◆ WRITTEN PROBLEM ◆
Copy the material that follows word for word and omit its pictures.

◆ DATA SUPPLIED ◆
▬▬▬▬▬▬
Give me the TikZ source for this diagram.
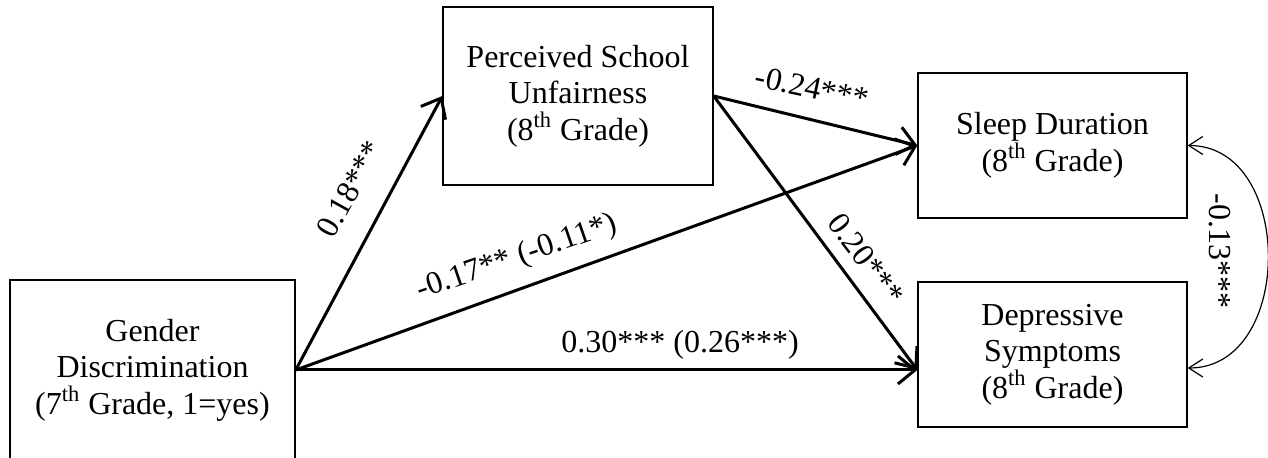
\documentclass[tikz,border=0pt]{standalone}
\usepackage{fontspec}
\setmainfont{Liberation Serif}
\usetikzlibrary{arrows.meta}
\tikzset{
  varbox/.style={draw, rectangle, line width=0.7pt, align=center, inner sep=0pt},
  pathline/.style={-{Straight Barb[length=8.5pt, width=14pt]}, line width=1.5pt},
  covline/.style={{Straight Barb[length=7pt, width=9pt]}-{Straight Barb[length=7pt, width=9pt]}, line width=0.6pt},
  coef/.style={inner sep=0pt}
}
\begin{document}
\begin{tikzpicture}[x=0.5pt, y=-0.5pt, font=\fontsize{16}{18.3}\selectfont]
        \useasboundingbox (0,0) rectangle (1268,458);
        \node[varbox, minimum width=142.5pt, minimum height=90pt] (gender) at (152.5,370) {Gender\\Discrimination\\(7\textsuperscript{th} Grade, 1=yes)};
        \node[varbox, minimum width=135pt, minimum height=89pt] (unfair) at (578,96) {Perceived School\\Unfairness\\(8\textsuperscript{th} Grade)};
        \node[varbox, minimum width=134.5pt, minimum height=72.5pt] (sleep) at (1052.5,145.5) {Sleep Duration\\(8\textsuperscript{th} Grade)};
        \node[varbox, minimum width=134.5pt, minimum height=72.5pt] (depr) at (1052.5,354.5) {Depressive\\Symptoms\\(8\textsuperscript{th} Grade)};
        \draw[pathline] (gender.east) -- (unfair.west);
        \draw[pathline] (gender.east) -- (sleep.west);
        \draw[pathline] (gender.east) -- ([yshift=-7.75pt]depr.west);
        \draw[pathline] (unfair.east) -- (sleep.west);
        \draw[pathline] (unfair.east) -- ([yshift=-7.75pt]depr.west);
        \draw[covline] (sleep.east) .. controls +(107,0) and +(107,0) .. ([yshift=-6.75pt]depr.east);
        \node[coef, rotate=61] at (350,189) {0.18***};
        \node[coef, rotate=-12] at (812,88) {-0.24***};
        \node[coef, rotate=19] at (517,258) {-0.17** (-0.11*)};
        \node[coef, rotate=-53] at (866,259) {0.20***};
        \node[coef] at (680,345) {0.30*** (0.26***)};
        \node[coef, rotate=-90] at (1220,251) {-0.13***};
    \end{tikzpicture}
\end{document}
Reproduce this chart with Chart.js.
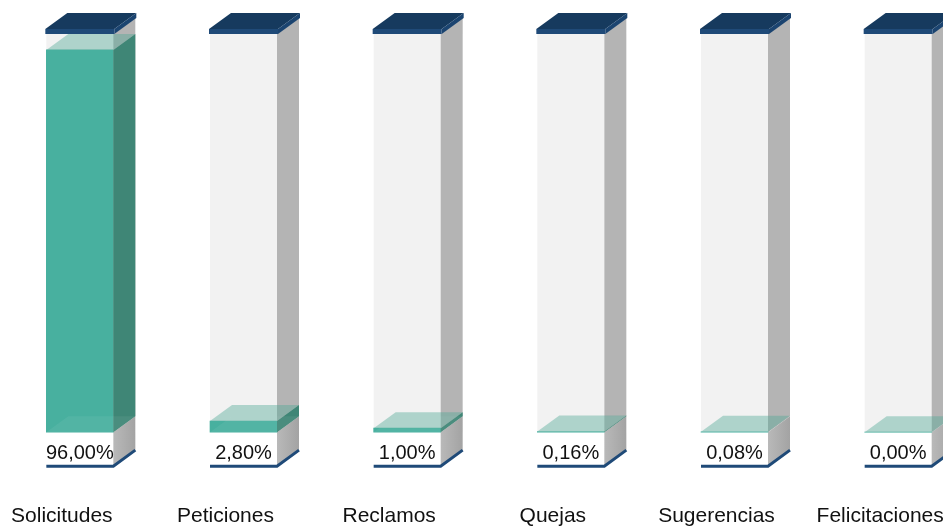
<!DOCTYPE html>
<html>
<head>
<meta charset="utf-8">
<script src="https://cdn.jsdelivr.net/npm/chart.js@4.4.1/dist/chart.umd.min.js"></script>
<style>
    html, body { margin: 0; padding: 0; background: #fff; overflow: hidden; width: 943px; height: 527px; }
    #wrap { position: absolute; left: -2px; top: 0; width: 982px; height: 527px; }
</style>
</head>
<body>
<div id="wrap"><canvas id="pqrs-chart" width="982" height="527"></canvas></div>
<script>
const categories = ["Solicitudes", "Peticiones", "Reclamos", "Quejas", "Sugerencias", "Felicitaciones"];
const percentages = [96.00, 2.80, 1.00, 0.16, 0.08, 0.00];
const fullScale = 100;
const axisFloor = -18.5; // room under zero for the label boxes

// depth of the fake 3D boxes
const DX = 22, DY = 16, BOX = 34;

const poly = (ctx, pts, fill) => {
    ctx.beginPath();
    ctx.moveTo(pts[0][0], pts[0][1]);
    for (let i = 1; i < pts.length; i++) ctx.lineTo(pts[i][0], pts[i][1]);
    ctx.closePath();
    ctx.fillStyle = fill;
    ctx.fill();
};

const formatPct = v => v.toFixed(2).replace(".", ",") + "%";

const cube3d = {
    id: "cube3d",
    beforeDatasetsDraw(chart) {
        const ctx = chart.ctx;
        const top = chart.scales.y.getPixelForValue(fullScale);
        ctx.save();
        chart.getDatasetMeta(0).data.forEach(bar => {
            const half = bar.width / 2, l = bar.x - half, r = bar.x + half, base = bar.base;
            // empty column
            ctx.fillStyle = "#f2f2f2";
            ctx.fillRect(l, top, r - l, base - top);
            poly(ctx, [[r, top], [r + DX, top - DY], [r + DX, base - DY], [r, base]], "#b4b4b4");
            // label box
            ctx.fillStyle = "#ffffff";
            ctx.fillRect(l, base, r - l, BOX);
            const g = ctx.createLinearGradient(r, 0, r + DX, 0);
            g.addColorStop(0, "#b9b9b9");
            g.addColorStop(1, "#a3a3a3");
            poly(ctx, [[r, base], [r + DX, base - DY], [r + DX, base + BOX - DY], [r, base + BOX]], g);
            ctx.strokeStyle = "#1f4a78";
            ctx.lineWidth = 3;
            ctx.beginPath();
            ctx.moveTo(l, base + BOX);
            ctx.lineTo(r, base + BOX);
            ctx.lineTo(r + DX, base + BOX - DY);
            ctx.stroke();
        });
        ctx.restore();
    },
    afterDatasetsDraw(chart) {
        const ctx = chart.ctx;
        const top = chart.scales.y.getPixelForValue(fullScale);
        ctx.save();
        chart.getDatasetMeta(0).data.forEach((bar, i) => {
            const half = bar.width / 2, l = bar.x - half, r = bar.x + half, base = bar.base, y = bar.y;
            // green side + top face
            if (base - y > 0.5) {
                poly(ctx, [[r, y], [r + DX, y - DY], [r + DX, base - DY], [r, base]], "#3f8676");
                poly(ctx, [[l, base], [r, base], [r + DX, base - DY], [l + DX, base - DY]], "rgba(255,255,255,0.06)");
            }
            poly(ctx, [[l, y], [r, y], [r + DX, y - DY], [l + DX, y - DY]], "rgba(80,170,150,0.42)");
            // navy cap
            const cl = l - 1, cr = r + 1, ct = top - 5;
            poly(ctx, [[cl, ct], [cr, ct], [cr + DX, ct - DY], [cl + DX, ct - DY]], "#163a5e");
            poly(ctx, [[cr, ct], [cr + DX, ct - DY], [cr + DX, top - DY], [cr, top]], "#1b4470");
            ctx.fillStyle = "#1f4a78";
            ctx.fillRect(cl, ct, cr - cl, 5);
            // value label
            ctx.fillStyle = "#111";
            ctx.font = "20px 'Liberation Sans', Arial, sans-serif";
            ctx.textAlign = "center";
            ctx.textBaseline = "middle";
            ctx.fillText(formatPct(percentages[i]), bar.x, base + 21);
        });
        ctx.restore();
    }
};

(function () {
    "use strict"

    const ctx = document.getElementById("pqrs-chart").getContext("2d");
    new Chart(ctx, {
        type: "bar",
        data: {
            labels: categories,
            datasets: [
                {
                    label: "Porcentaje",
                    data: percentages,
                    backgroundColor: "#48b09f",
                    borderWidth: 0,
                    barThickness: 67,
                },
            ],
        },
        options: {
            responsive: false,
            animation: false,
            layout: {
                padding: { top: 34, left: 0, right: 0, bottom: 0 },
            },
            plugins: {
                legend: { display: false },
                tooltip: { enabled: false },
            },
            scales: {
                x: {
                    grid: { display: false, drawTicks: false },
                    border: { display: false },
                    ticks: {
                        color: "#111",
                        font: { family: "'Liberation Sans', Arial, sans-serif", size: 21 },
                        padding: -2,
                        labelOffset: -18,
                        maxRotation: 0,
                        autoSkip: false,
                    },
                },
                y: {
                    display: false,
                    min: axisFloor,
                    max: fullScale,
                },
            },
        },
        plugins: [cube3d],
    });
})()
</script>
</body>
</html>
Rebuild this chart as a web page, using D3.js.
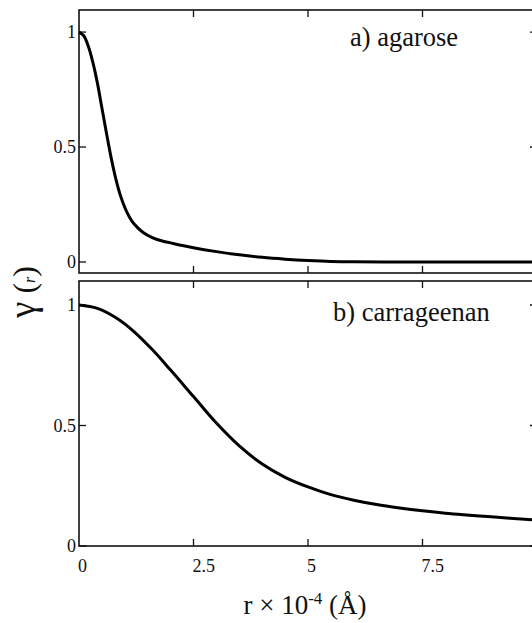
▬▬▬▬▬▬
◆ EXERCISE OUTPUT ◆
Give me the TikZ source for this diagram.
\documentclass[tikz,border=0pt]{standalone}
\usepackage{fontspec}
\setmainfont{Liberation Serif}
\usetikzlibrary{arrows.meta}
\tikzset{
  varbox/.style={draw, rectangle, line width=0.7pt, align=center, inner sep=0pt},
  pathline/.style={-{Straight Barb[length=8.5pt, width=14pt]}, line width=1.5pt},
  covline/.style={{Straight Barb[length=7pt, width=9pt]}-{Straight Barb[length=7pt, width=9pt]}, line width=0.6pt},
  coef/.style={inner sep=0pt}
}
\begin{document}
\begin{tikzpicture}[x=0.5pt, y=-0.5pt, font=\fontsize{16}{18.3}\selectfont]
        \useasboundingbox (0,0) rectangle (1268,458);
        \node[varbox, minimum width=142.5pt, minimum height=90pt] (gender) at (152.5,370) {Gender\\Discrimination\\(7\textsuperscript{th} Grade, 1=yes)};
        \node[varbox, minimum width=135pt, minimum height=89pt] (unfair) at (578,96) {Perceived School\\Unfairness\\(8\textsuperscript{th} Grade)};
        \node[varbox, minimum width=134.5pt, minimum height=72.5pt] (sleep) at (1052.5,145.5) {Sleep Duration\\(8\textsuperscript{th} Grade)};
        \node[varbox, minimum width=134.5pt, minimum height=72.5pt] (depr) at (1052.5,354.5) {Depressive\\Symptoms\\(8\textsuperscript{th} Grade)};
        \draw[pathline] (gender.east) -- (unfair.west);
        \draw[pathline] (gender.east) -- (sleep.west);
        \draw[pathline] (gender.east) -- ([yshift=-7.75pt]depr.west);
        \draw[pathline] (unfair.east) -- (sleep.west);
        \draw[pathline] (unfair.east) -- ([yshift=-7.75pt]depr.west);
        \draw[covline] (sleep.east) .. controls +(107,0) and +(107,0) .. ([yshift=-6.75pt]depr.east);
        \node[coef, rotate=61] at (350,189) {0.18***};
        \node[coef, rotate=-12] at (812,88) {-0.24***};
        \node[coef, rotate=19] at (517,258) {-0.17** (-0.11*)};
        \node[coef, rotate=-53] at (866,259) {0.20***};
        \node[coef] at (680,345) {0.30*** (0.26***)};
        \node[coef, rotate=-90] at (1220,251) {-0.13***};
    \end{tikzpicture}
\end{document}
Reproduce this chart with Chart.js.
<!DOCTYPE html>
<html>
<head>
<meta charset="utf-8">
<script src="https://cdn.jsdelivr.net/npm/chart.js@4.4.1/dist/chart.umd.min.js"></script>
<style>
    html, body { margin: 0; padding: 0; background: #fff; overflow: hidden; width: 943px; height: 527px; }
    #wrap { position: absolute; left: -2px; top: 0; width: 982px; height: 527px; }
</style>
</head>
<body>
<div id="wrap"><canvas id="pqrs-chart" width="982" height="527"></canvas></div>
<script>
const categories = ["Solicitudes", "Peticiones", "Reclamos", "Quejas", "Sugerencias", "Felicitaciones"];
const percentages = [96.00, 2.80, 1.00, 0.16, 0.08, 0.00];
const fullScale = 100;
const axisFloor = -18.5; // room under zero for the label boxes

// depth of the fake 3D boxes
const DX = 22, DY = 16, BOX = 34;

const poly = (ctx, pts, fill) => {
    ctx.beginPath();
    ctx.moveTo(pts[0][0], pts[0][1]);
    for (let i = 1; i < pts.length; i++) ctx.lineTo(pts[i][0], pts[i][1]);
    ctx.closePath();
    ctx.fillStyle = fill;
    ctx.fill();
};

const formatPct = v => v.toFixed(2).replace(".", ",") + "%";

const cube3d = {
    id: "cube3d",
    beforeDatasetsDraw(chart) {
        const ctx = chart.ctx;
        const top = chart.scales.y.getPixelForValue(fullScale);
        ctx.save();
        chart.getDatasetMeta(0).data.forEach(bar => {
            const half = bar.width / 2, l = bar.x - half, r = bar.x + half, base = bar.base;
            // empty column
            ctx.fillStyle = "#f2f2f2";
            ctx.fillRect(l, top, r - l, base - top);
            poly(ctx, [[r, top], [r + DX, top - DY], [r + DX, base - DY], [r, base]], "#b4b4b4");
            // label box
            ctx.fillStyle = "#ffffff";
            ctx.fillRect(l, base, r - l, BOX);
            const g = ctx.createLinearGradient(r, 0, r + DX, 0);
            g.addColorStop(0, "#b9b9b9");
            g.addColorStop(1, "#a3a3a3");
            poly(ctx, [[r, base], [r + DX, base - DY], [r + DX, base + BOX - DY], [r, base + BOX]], g);
            ctx.strokeStyle = "#1f4a78";
            ctx.lineWidth = 3;
            ctx.beginPath();
            ctx.moveTo(l, base + BOX);
            ctx.lineTo(r, base + BOX);
            ctx.lineTo(r + DX, base + BOX - DY);
            ctx.stroke();
        });
        ctx.restore();
    },
    afterDatasetsDraw(chart) {
        const ctx = chart.ctx;
        const top = chart.scales.y.getPixelForValue(fullScale);
        ctx.save();
        chart.getDatasetMeta(0).data.forEach((bar, i) => {
            const half = bar.width / 2, l = bar.x - half, r = bar.x + half, base = bar.base, y = bar.y;
            // green side + top face
            if (base - y > 0.5) {
                poly(ctx, [[r, y], [r + DX, y - DY], [r + DX, base - DY], [r, base]], "#3f8676");
                poly(ctx, [[l, base], [r, base], [r + DX, base - DY], [l + DX, base - DY]], "rgba(255,255,255,0.06)");
            }
            poly(ctx, [[l, y], [r, y], [r + DX, y - DY], [l + DX, y - DY]], "rgba(80,170,150,0.42)");
            // navy cap
            const cl = l - 1, cr = r + 1, ct = top - 5;
            poly(ctx, [[cl, ct], [cr, ct], [cr + DX, ct - DY], [cl + DX, ct - DY]], "#163a5e");
            poly(ctx, [[cr, ct], [cr + DX, ct - DY], [cr + DX, top - DY], [cr, top]], "#1b4470");
            ctx.fillStyle = "#1f4a78";
            ctx.fillRect(cl, ct, cr - cl, 5);
            // value label
            ctx.fillStyle = "#111";
            ctx.font = "20px 'Liberation Sans', Arial, sans-serif";
            ctx.textAlign = "center";
            ctx.textBaseline = "middle";
            ctx.fillText(formatPct(percentages[i]), bar.x, base + 21);
        });
        ctx.restore();
    }
};

(function () {
    "use strict"

    const ctx = document.getElementById("pqrs-chart").getContext("2d");
    new Chart(ctx, {
        type: "bar",
        data: {
            labels: categories,
            datasets: [
                {
                    label: "Porcentaje",
                    data: percentages,
                    backgroundColor: "#48b09f",
                    borderWidth: 0,
                    barThickness: 67,
                },
            ],
        },
        options: {
            responsive: false,
            animation: false,
            layout: {
                padding: { top: 34, left: 0, right: 0, bottom: 0 },
            },
            plugins: {
                legend: { display: false },
                tooltip: { enabled: false },
            },
            scales: {
                x: {
                    grid: { display: false, drawTicks: false },
                    border: { display: false },
                    ticks: {
                        color: "#111",
                        font: { family: "'Liberation Sans', Arial, sans-serif", size: 21 },
                        padding: -2,
                        labelOffset: -18,
                        maxRotation: 0,
                        autoSkip: false,
                    },
                },
                y: {
                    display: false,
                    min: axisFloor,
                    max: fullScale,
                },
            },
        },
        plugins: [cube3d],
    });
})()
</script>
</body>
</html>
Rebuild this chart as a web page, using D3.js.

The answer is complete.